- Born: February 10, 1936
- Died: February 7, 2016 (aged 79)
- Occupations: Parasitologist and Helminthologist

= Fatima Mujib Bilqees =

Pakistani parasitologist and helminthologist

Fatima Mujib Bilqees (دانشمند فاطمہ مجیب بلقیس) was a Pakistani scientist, who specialised in parasitology, particularly helminthology.

== Early life ==
Bilqees was born on February 10, 1936. She did her PhD in Parasitology from University of Toronto in 1966. She did her higher doctorate (Sc.D) from the Unites States and D.Sc from University of Karachi in 1979. She was also a diploma holder of World Cultural Council, Germany.

== Career ==
Bilqees began her career as a scientist by publishing scientific articles in Urdu language, She published more than 75 scientific articles in this language. She also published more than 500 research papers in the English language as well as multiple books.

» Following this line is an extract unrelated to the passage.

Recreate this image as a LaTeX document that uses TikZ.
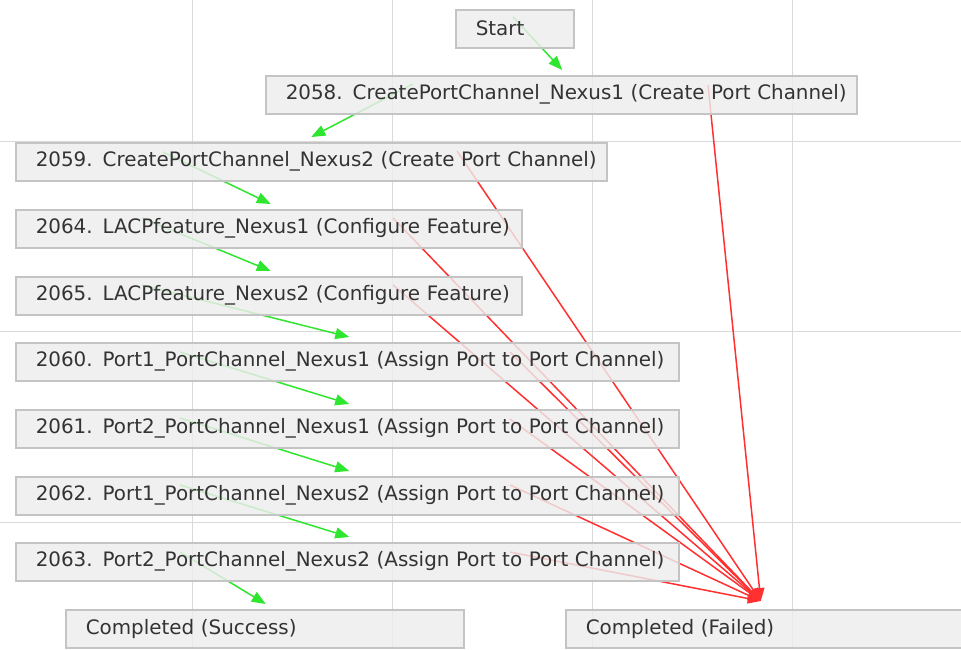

She initiated the Pakistan Journal of Parasitology in 1985, which publishes international research work in the field. This journal is published twice a year covering research papers, review articles and bibliographies on all aspects of parasitic groups.

She was also a member of various academic societies such as Helminthological Society of Washington and Organization for Women in Science for the Developing World. She also served as 'Vice-President (South)' in Zoological society of Pakistan.

== Personal life ==
Bilqees had two daughters.

She died on February 7, 2016, at the age of 79.

== Legacy ==
Almost 1000 worms have been discovered by her and 40 new species have been named after her. She also has a place on wall of doctoral faculty in many universities because she supervised doctoral research programs in many including University of Baluchistan, Jinnah University for Women, Federal Urdu University and Sindh University.

== Awards ==
Bilqees won the following major awards for her academic work:

- Life Time Achievement Award by Zoological Society of Pakistan in recognition of her life long research contributions in the field of Parasitology
- Shield for Scientific Contribution in Plant Nematology by Karachi University
- Nishan-e-Azmat-e-Ilm by Karachi University
- Gold medal from the Pakistan Academy of Sciences in recognition of her research contributions in Zoology
- Women scientist award from the President of Pakistan.